What is needed :: Go through the entries below and print each one exactly, leaving out pictures.

Data shown ::
--- Begin ---

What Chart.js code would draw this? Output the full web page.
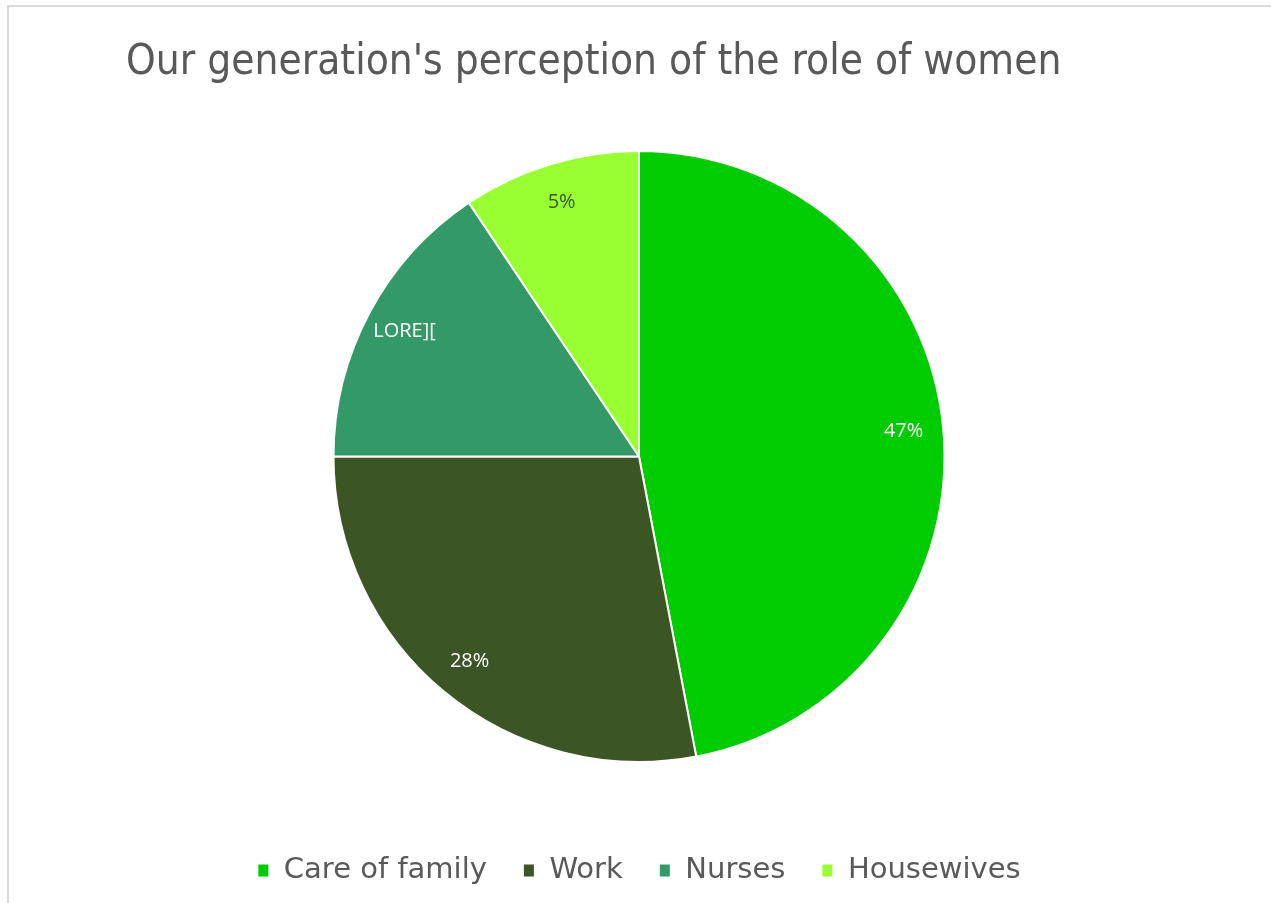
<!DOCTYPE html>
<html>
<head>
<meta charset="utf-8">
<script src="https://cdn.jsdelivr.net/npm/chart.js@4/dist/chart.umd.min.js"></script>
<style>
  html, body { margin: 0; padding: 0; background: #fff; }
  #wrap { position: absolute; left: 0; top: 0; width: 1271px; height: 903px; }
  #frame { position: absolute; left: 7px; top: 5px; width: 1264px; height: 898px;
           border-top: 2px solid #d9d9d9; border-left: 2px solid #d9d9d9; box-sizing: border-box; }
  canvas { position: absolute; left: 0; top: 0; }
</style>
</head>
<body>
<div id="wrap">
  <div id="frame"></div>
  <canvas id="c" width="1271" height="903"></canvas>
</div>
<script>
const titleText = "Our generation's perception of the role of women";
const categories = ["Care of family", "Work", "Nurses", "Housewives"];
const values = [47, 28, 15.6, 9.4];
const valueLabels = ["47%", "28%", "LORE][", "5%"];
const colors = ["#00CC00", "#3B5524", "#339966", "#99FF33"];
const labelColors = ["#ffffff", "#ffffff", "#ffffff", "#3B5524"];

const overlay = {
  id: 'overlay',
  afterDraw(chart) {
    const ctx = chart.ctx;
    ctx.save();
    // title
    ctx.fillStyle = '#595959';
    ctx.font = '42px "DejaVu Sans Condensed", "DejaVu Sans", sans-serif';
    ctx.textBaseline = 'alphabetic';
    ctx.textAlign = 'left';
    ctx.fillText(titleText, 126, 74);
    // data labels
    const meta = chart.getDatasetMeta(0);
    ctx.font = '20px "Open Sans", sans-serif';
    ctx.textAlign = 'center';
    ctx.textBaseline = 'middle';
    meta.data.forEach((arc, i) => {
      const p = arc.getProps(['x','y','startAngle','endAngle','outerRadius'], true);
      const mid = (p.startAngle + p.endAngle) / 2;
      const r = p.outerRadius * 0.87;
      ctx.fillStyle = labelColors[i];
      ctx.fillText(valueLabels[i], p.x + Math.cos(mid) * r, p.y + Math.sin(mid) * r);
    });
    ctx.restore();
  }
};

new Chart(document.getElementById('c'), {
  type: 'pie',
  data: {
    labels: categories,
    datasets: [{
      data: values,
      backgroundColor: colors,
      borderColor: '#ffffff',
      borderWidth: 2
    }]
  },
  options: {
    responsive: false,
    animation: false,
    devicePixelRatio: 1,
    layout: { padding: { top: 150, left: 7, right: 0, bottom: 8 } },
    plugins: {
      title: { display: false },
      tooltip: { enabled: false },
      legend: {
        position: 'bottom',
        title: { display: true, text: '', font: { size: 10 }, padding: { top: 45, bottom: 0 } },
        labels: {
          color: '#595959',
          font: { family: '"DejaVu Sans", sans-serif', size: 29 },
          boxWidth: 12,
          boxHeight: 14,
          padding: 36,
          useBorderRadius: false
        }
      }
    }
  },
  plugins: [overlay]
});
</script>
</body>
</html>
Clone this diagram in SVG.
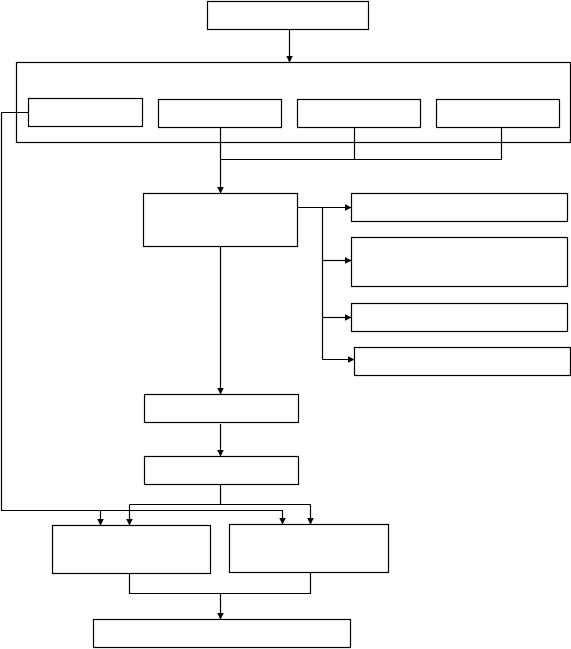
<svg xmlns="http://www.w3.org/2000/svg" width="571" height="649" viewBox="0 0 571 649">
<style>
.n{fill:#fff;stroke:#000;stroke-width:1.2}
.c{fill:none;stroke:#000;stroke-width:1.2}
.a{marker-end:url(#ar)}
</style>
<defs>
<marker id="ar" markerUnits="userSpaceOnUse" markerWidth="8" markerHeight="8" refX="7" refY="3.5" orient="auto">
<path d="M0,0 L7,3.5 L0,7 z" fill="#000"/>
</marker>
</defs>
<rect width="571" height="649" fill="#fff"/>
<g id="top"><rect class="n" x="207.5" y="1.5" width="161" height="28"/></g>
<g id="container"><rect class="n" x="16.5" y="62.5" width="554" height="80"/></g>
<g id="sub1"><rect class="n" x="28.5" y="98.5" width="114" height="28"/></g>
<g id="sub2"><rect class="n" x="158.5" y="99.5" width="123" height="28"/></g>
<g id="sub3"><rect class="n" x="297.5" y="99.5" width="123" height="28"/></g>
<g id="sub4"><rect class="n" x="436.5" y="99.5" width="123" height="28"/></g>
<g id="A"><rect class="n" x="143.5" y="193.5" width="154" height="53"/></g>
<g id="R1"><rect class="n" x="351.5" y="193.5" width="216" height="28"/></g>
<g id="R2"><rect class="n" x="351.5" y="237.5" width="216" height="49"/></g>
<g id="R3"><rect class="n" x="351.5" y="303.5" width="216" height="28"/></g>
<g id="R4"><rect class="n" x="354.5" y="347.5" width="216" height="28"/></g>
<g id="B"><rect class="n" x="144.5" y="394.5" width="154" height="28"/></g>
<g id="C"><rect class="n" x="144.5" y="456.5" width="154" height="28"/></g>
<g id="D"><rect class="n" x="52.5" y="525.5" width="158" height="48"/></g>
<g id="E"><rect class="n" x="229.5" y="524.5" width="159" height="48"/></g>
<g id="F"><rect class="n" x="93.5" y="619.5" width="257" height="28"/></g>
<g id="connectors">
<path class="c a" d="M289.5,29.5 V62.5"/>
<path class="c" d="M220.5,127.5 V159.5 H501.5 V127.5 M354.5,127.5 V159.5"/>
<path class="c a" d="M220.5,159.5 V193.5"/>
<path class="c a" d="M297.5,207.5 H351.5"/>
<path class="c" d="M322.5,207.5 V359.5"/>
<path class="c a" d="M322.5,260.5 H351.5"/>
<path class="c a" d="M322.5,317.5 H351.5"/>
<path class="c a" d="M322.5,359.5 H354.5"/>
<path class="c a" d="M220.5,246.5 V394.5"/>
<path class="c a" d="M220.5,424 V456.5"/>
<path class="c" d="M220.5,484.5 V504.5 M129.5,504.5 H310.5"/>
<path class="c a" d="M129.5,504.5 V525.5"/>
<path class="c a" d="M310.5,504.5 V524.5"/>
<path class="c a" d="M28.5,112.5 H1.5 V510.5 H282.5 V524.5"/>
<path class="c a" d="M100.5,510.5 V525.5"/>
<path class="c" d="M129.5,573.5 V593.5 H310.5 V572.5"/>
<path class="c a" d="M220.5,593.5 V619.5"/>
</g>
</svg>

--- End ---

Correct answer ::
What Chart.js code would draw this? Output the full web page.
<!DOCTYPE html>
<html>
<head>
<meta charset="utf-8">
<script src="https://cdn.jsdelivr.net/npm/chart.js@4/dist/chart.umd.min.js"></script>
<style>
  html, body { margin: 0; padding: 0; background: #fff; }
  #wrap { position: absolute; left: 0; top: 0; width: 1271px; height: 903px; }
  #frame { position: absolute; left: 7px; top: 5px; width: 1264px; height: 898px;
           border-top: 2px solid #d9d9d9; border-left: 2px solid #d9d9d9; box-sizing: border-box; }
  canvas { position: absolute; left: 0; top: 0; }
</style>
</head>
<body>
<div id="wrap">
  <div id="frame"></div>
  <canvas id="c" width="1271" height="903"></canvas>
</div>
<script>
const titleText = "Our generation's perception of the role of women";
const categories = ["Care of family", "Work", "Nurses", "Housewives"];
const values = [47, 28, 15.6, 9.4];
const valueLabels = ["47%", "28%", "LORE][", "5%"];
const colors = ["#00CC00", "#3B5524", "#339966", "#99FF33"];
const labelColors = ["#ffffff", "#ffffff", "#ffffff", "#3B5524"];

const overlay = {
  id: 'overlay',
  afterDraw(chart) {
    const ctx = chart.ctx;
    ctx.save();
    // title
    ctx.fillStyle = '#595959';
    ctx.font = '42px "DejaVu Sans Condensed", "DejaVu Sans", sans-serif';
    ctx.textBaseline = 'alphabetic';
    ctx.textAlign = 'left';
    ctx.fillText(titleText, 126, 74);
    // data labels
    const meta = chart.getDatasetMeta(0);
    ctx.font = '20px "Open Sans", sans-serif';
    ctx.textAlign = 'center';
    ctx.textBaseline = 'middle';
    meta.data.forEach((arc, i) => {
      const p = arc.getProps(['x','y','startAngle','endAngle','outerRadius'], true);
      const mid = (p.startAngle + p.endAngle) / 2;
      const r = p.outerRadius * 0.87;
      ctx.fillStyle = labelColors[i];
      ctx.fillText(valueLabels[i], p.x + Math.cos(mid) * r, p.y + Math.sin(mid) * r);
    });
    ctx.restore();
  }
};

new Chart(document.getElementById('c'), {
  type: 'pie',
  data: {
    labels: categories,
    datasets: [{
      data: values,
      backgroundColor: colors,
      borderColor: '#ffffff',
      borderWidth: 2
    }]
  },
  options: {
    responsive: false,
    animation: false,
    devicePixelRatio: 1,
    layout: { padding: { top: 150, left: 7, right: 0, bottom: 8 } },
    plugins: {
      title: { display: false },
      tooltip: { enabled: false },
      legend: {
        position: 'bottom',
        title: { display: true, text: '', font: { size: 10 }, padding: { top: 45, bottom: 0 } },
        labels: {
          color: '#595959',
          font: { family: '"DejaVu Sans", sans-serif', size: 29 },
          boxWidth: 12,
          boxHeight: 14,
          padding: 36,
          useBorderRadius: false
        }
      }
    }
  },
  plugins: [overlay]
});
</script>
</body>
</html>
Clone this diagram in SVG.
<svg xmlns="http://www.w3.org/2000/svg" width="571" height="649" viewBox="0 0 571 649">
<style>
.n{fill:#fff;stroke:#000;stroke-width:1.2}
.c{fill:none;stroke:#000;stroke-width:1.2}
.a{marker-end:url(#ar)}
</style>
<defs>
<marker id="ar" markerUnits="userSpaceOnUse" markerWidth="8" markerHeight="8" refX="7" refY="3.5" orient="auto">
<path d="M0,0 L7,3.5 L0,7 z" fill="#000"/>
</marker>
</defs>
<rect width="571" height="649" fill="#fff"/>
<g id="top"><rect class="n" x="207.5" y="1.5" width="161" height="28"/></g>
<g id="container"><rect class="n" x="16.5" y="62.5" width="554" height="80"/></g>
<g id="sub1"><rect class="n" x="28.5" y="98.5" width="114" height="28"/></g>
<g id="sub2"><rect class="n" x="158.5" y="99.5" width="123" height="28"/></g>
<g id="sub3"><rect class="n" x="297.5" y="99.5" width="123" height="28"/></g>
<g id="sub4"><rect class="n" x="436.5" y="99.5" width="123" height="28"/></g>
<g id="A"><rect class="n" x="143.5" y="193.5" width="154" height="53"/></g>
<g id="R1"><rect class="n" x="351.5" y="193.5" width="216" height="28"/></g>
<g id="R2"><rect class="n" x="351.5" y="237.5" width="216" height="49"/></g>
<g id="R3"><rect class="n" x="351.5" y="303.5" width="216" height="28"/></g>
<g id="R4"><rect class="n" x="354.5" y="347.5" width="216" height="28"/></g>
<g id="B"><rect class="n" x="144.5" y="394.5" width="154" height="28"/></g>
<g id="C"><rect class="n" x="144.5" y="456.5" width="154" height="28"/></g>
<g id="D"><rect class="n" x="52.5" y="525.5" width="158" height="48"/></g>
<g id="E"><rect class="n" x="229.5" y="524.5" width="159" height="48"/></g>
<g id="F"><rect class="n" x="93.5" y="619.5" width="257" height="28"/></g>
<g id="connectors">
<path class="c a" d="M289.5,29.5 V62.5"/>
<path class="c" d="M220.5,127.5 V159.5 H501.5 V127.5 M354.5,127.5 V159.5"/>
<path class="c a" d="M220.5,159.5 V193.5"/>
<path class="c a" d="M297.5,207.5 H351.5"/>
<path class="c" d="M322.5,207.5 V359.5"/>
<path class="c a" d="M322.5,260.5 H351.5"/>
<path class="c a" d="M322.5,317.5 H351.5"/>
<path class="c a" d="M322.5,359.5 H354.5"/>
<path class="c a" d="M220.5,246.5 V394.5"/>
<path class="c a" d="M220.5,424 V456.5"/>
<path class="c" d="M220.5,484.5 V504.5 M129.5,504.5 H310.5"/>
<path class="c a" d="M129.5,504.5 V525.5"/>
<path class="c a" d="M310.5,504.5 V524.5"/>
<path class="c a" d="M28.5,112.5 H1.5 V510.5 H282.5 V524.5"/>
<path class="c a" d="M100.5,510.5 V525.5"/>
<path class="c" d="M129.5,573.5 V593.5 H310.5 V572.5"/>
<path class="c a" d="M220.5,593.5 V619.5"/>
</g>
</svg>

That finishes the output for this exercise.